Look through the data below. Show each line where the string "Write" occurs.

### [Data for this exercise]
((

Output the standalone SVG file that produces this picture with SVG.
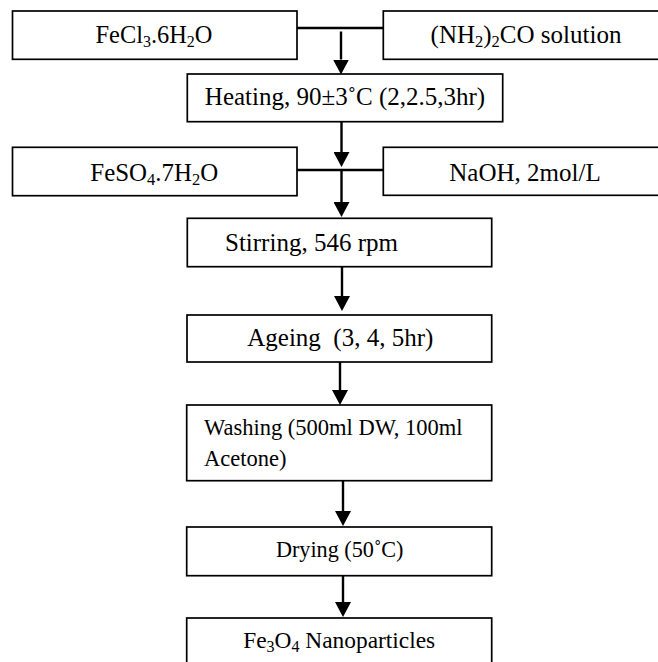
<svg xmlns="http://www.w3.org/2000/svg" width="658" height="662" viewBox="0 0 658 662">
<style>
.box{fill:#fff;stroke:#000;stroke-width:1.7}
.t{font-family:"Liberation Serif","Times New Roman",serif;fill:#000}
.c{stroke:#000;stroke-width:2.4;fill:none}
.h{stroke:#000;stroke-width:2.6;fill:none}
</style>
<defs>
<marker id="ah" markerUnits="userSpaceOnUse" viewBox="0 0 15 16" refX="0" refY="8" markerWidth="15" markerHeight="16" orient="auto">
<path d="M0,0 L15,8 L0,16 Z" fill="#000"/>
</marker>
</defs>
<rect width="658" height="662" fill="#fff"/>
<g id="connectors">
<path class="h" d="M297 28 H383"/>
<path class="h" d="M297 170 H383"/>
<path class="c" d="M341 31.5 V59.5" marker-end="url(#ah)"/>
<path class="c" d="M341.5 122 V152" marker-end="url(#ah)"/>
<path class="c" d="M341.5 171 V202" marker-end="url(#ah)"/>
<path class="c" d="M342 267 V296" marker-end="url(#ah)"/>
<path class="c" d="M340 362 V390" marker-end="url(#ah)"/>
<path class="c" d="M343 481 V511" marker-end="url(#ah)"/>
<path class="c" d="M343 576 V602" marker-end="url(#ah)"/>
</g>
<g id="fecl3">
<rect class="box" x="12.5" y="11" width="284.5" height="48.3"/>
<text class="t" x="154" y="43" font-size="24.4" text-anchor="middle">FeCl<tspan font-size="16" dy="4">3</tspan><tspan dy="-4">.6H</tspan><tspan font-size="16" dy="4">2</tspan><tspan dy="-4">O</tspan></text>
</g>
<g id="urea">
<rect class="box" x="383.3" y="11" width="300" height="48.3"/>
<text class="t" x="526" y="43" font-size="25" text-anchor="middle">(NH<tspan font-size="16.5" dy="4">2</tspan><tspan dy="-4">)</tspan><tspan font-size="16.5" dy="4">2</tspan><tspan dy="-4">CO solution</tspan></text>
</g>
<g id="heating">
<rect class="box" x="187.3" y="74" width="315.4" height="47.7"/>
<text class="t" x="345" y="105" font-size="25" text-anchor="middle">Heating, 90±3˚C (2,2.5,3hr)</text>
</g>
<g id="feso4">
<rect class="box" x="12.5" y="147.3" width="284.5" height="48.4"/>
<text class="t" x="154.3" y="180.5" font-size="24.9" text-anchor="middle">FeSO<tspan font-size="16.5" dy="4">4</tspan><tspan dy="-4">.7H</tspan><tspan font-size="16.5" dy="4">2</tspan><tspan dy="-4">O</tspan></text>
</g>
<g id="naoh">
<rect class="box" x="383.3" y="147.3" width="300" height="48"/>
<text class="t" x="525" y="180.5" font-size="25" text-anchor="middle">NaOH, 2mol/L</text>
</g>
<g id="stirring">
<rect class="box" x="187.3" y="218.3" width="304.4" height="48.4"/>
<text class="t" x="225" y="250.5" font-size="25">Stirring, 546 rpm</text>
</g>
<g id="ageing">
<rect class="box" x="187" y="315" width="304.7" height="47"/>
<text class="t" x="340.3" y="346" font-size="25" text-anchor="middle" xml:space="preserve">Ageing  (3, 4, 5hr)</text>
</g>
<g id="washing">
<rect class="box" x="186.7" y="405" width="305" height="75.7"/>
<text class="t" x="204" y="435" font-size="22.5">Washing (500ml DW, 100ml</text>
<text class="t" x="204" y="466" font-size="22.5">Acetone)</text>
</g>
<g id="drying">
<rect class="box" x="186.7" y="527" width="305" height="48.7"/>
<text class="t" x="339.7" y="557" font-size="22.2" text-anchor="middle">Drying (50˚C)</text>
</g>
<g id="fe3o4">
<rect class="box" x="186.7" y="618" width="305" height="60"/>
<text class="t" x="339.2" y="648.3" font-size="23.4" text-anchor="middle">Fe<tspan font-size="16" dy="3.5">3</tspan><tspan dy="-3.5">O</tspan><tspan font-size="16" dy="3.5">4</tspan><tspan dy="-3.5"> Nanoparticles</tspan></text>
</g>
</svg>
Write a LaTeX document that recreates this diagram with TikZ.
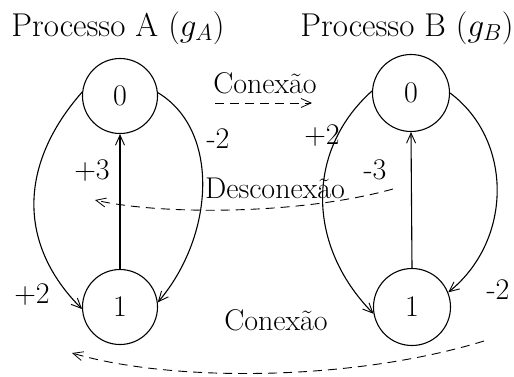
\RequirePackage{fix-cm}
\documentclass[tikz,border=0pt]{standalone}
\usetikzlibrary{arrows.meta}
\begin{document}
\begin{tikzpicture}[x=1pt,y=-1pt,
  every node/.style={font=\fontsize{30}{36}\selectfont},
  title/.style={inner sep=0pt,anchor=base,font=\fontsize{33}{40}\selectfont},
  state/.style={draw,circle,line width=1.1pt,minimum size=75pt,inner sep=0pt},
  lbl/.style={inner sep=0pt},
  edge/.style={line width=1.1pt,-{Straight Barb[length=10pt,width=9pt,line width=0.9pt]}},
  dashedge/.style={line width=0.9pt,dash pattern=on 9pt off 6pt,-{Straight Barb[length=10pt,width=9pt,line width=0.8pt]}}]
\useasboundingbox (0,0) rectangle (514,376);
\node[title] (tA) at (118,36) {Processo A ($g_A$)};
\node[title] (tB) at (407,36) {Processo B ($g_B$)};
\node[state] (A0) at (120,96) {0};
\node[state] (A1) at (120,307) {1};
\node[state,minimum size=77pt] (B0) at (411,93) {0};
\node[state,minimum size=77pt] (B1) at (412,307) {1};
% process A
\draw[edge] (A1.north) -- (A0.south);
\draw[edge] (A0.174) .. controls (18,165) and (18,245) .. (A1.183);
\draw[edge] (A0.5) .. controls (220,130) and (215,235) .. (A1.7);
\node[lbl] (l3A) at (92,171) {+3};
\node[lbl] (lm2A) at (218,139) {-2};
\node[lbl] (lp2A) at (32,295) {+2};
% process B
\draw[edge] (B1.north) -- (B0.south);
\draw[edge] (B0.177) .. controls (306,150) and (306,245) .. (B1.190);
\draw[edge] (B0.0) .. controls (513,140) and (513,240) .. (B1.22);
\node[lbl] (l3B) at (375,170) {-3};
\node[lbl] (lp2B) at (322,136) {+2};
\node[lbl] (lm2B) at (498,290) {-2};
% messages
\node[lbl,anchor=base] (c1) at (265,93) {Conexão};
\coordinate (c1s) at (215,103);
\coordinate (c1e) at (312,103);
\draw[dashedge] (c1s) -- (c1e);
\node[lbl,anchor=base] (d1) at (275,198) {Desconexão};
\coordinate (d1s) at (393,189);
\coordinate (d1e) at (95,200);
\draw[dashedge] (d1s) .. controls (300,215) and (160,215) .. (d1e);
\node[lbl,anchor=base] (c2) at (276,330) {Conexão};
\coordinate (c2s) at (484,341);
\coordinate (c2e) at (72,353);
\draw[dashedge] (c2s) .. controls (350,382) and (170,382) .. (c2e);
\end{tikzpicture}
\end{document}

))
((

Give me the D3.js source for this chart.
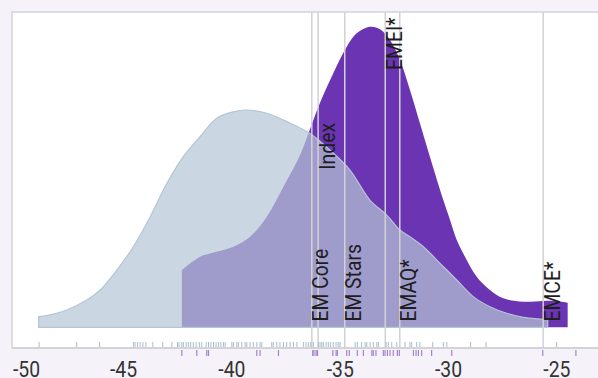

))
((

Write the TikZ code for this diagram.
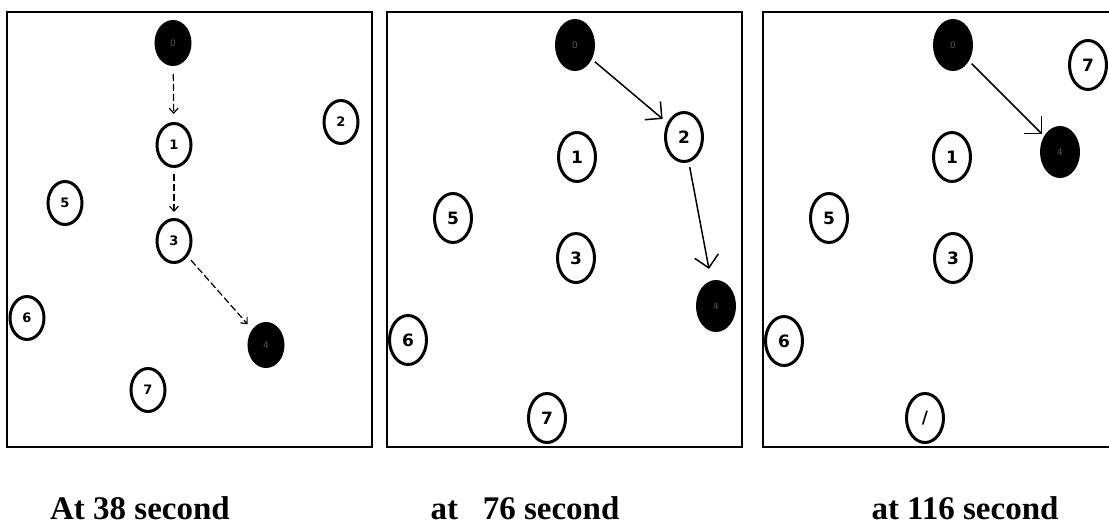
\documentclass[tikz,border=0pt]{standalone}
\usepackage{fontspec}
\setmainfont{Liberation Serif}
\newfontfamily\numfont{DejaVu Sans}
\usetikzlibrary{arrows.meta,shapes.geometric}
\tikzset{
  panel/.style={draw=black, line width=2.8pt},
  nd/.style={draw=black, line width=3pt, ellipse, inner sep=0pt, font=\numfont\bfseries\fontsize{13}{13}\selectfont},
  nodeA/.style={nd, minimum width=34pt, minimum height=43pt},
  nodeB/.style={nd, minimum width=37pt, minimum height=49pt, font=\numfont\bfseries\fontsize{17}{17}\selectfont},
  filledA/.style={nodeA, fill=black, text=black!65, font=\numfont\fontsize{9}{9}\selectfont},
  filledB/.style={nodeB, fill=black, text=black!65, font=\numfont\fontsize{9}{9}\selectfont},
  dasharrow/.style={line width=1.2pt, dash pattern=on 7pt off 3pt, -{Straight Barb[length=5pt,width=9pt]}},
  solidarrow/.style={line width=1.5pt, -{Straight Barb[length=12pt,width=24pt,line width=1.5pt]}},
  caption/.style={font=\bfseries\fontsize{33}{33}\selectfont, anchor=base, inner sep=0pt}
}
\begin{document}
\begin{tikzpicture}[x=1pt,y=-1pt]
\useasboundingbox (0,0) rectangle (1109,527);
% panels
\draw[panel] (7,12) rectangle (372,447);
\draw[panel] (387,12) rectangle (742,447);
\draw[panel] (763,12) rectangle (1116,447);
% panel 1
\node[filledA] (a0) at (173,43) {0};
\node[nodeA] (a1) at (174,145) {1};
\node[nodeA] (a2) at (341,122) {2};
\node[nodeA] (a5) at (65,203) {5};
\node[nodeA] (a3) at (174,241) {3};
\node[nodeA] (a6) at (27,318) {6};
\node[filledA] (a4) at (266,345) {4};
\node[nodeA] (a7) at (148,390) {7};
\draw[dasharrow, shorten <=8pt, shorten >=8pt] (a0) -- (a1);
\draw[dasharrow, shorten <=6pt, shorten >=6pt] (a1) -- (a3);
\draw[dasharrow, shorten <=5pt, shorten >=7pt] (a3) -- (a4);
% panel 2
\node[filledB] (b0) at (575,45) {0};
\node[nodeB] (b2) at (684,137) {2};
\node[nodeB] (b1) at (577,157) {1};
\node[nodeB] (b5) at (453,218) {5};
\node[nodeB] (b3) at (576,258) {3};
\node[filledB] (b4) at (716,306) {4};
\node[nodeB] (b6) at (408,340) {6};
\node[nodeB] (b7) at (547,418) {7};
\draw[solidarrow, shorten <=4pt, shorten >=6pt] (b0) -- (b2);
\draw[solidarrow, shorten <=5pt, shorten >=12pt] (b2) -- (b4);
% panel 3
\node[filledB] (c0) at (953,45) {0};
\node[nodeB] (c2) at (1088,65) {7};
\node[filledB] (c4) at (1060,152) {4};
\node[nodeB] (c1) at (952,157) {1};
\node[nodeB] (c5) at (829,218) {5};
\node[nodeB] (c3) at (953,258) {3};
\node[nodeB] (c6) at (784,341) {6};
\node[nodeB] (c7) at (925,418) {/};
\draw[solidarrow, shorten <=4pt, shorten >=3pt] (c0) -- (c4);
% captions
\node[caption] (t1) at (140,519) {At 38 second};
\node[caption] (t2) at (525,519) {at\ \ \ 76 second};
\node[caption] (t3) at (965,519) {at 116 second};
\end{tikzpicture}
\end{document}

))

### [Written solution]
Write a LaTeX document that recreates this diagram with TikZ.
Write the TikZ code for this diagram.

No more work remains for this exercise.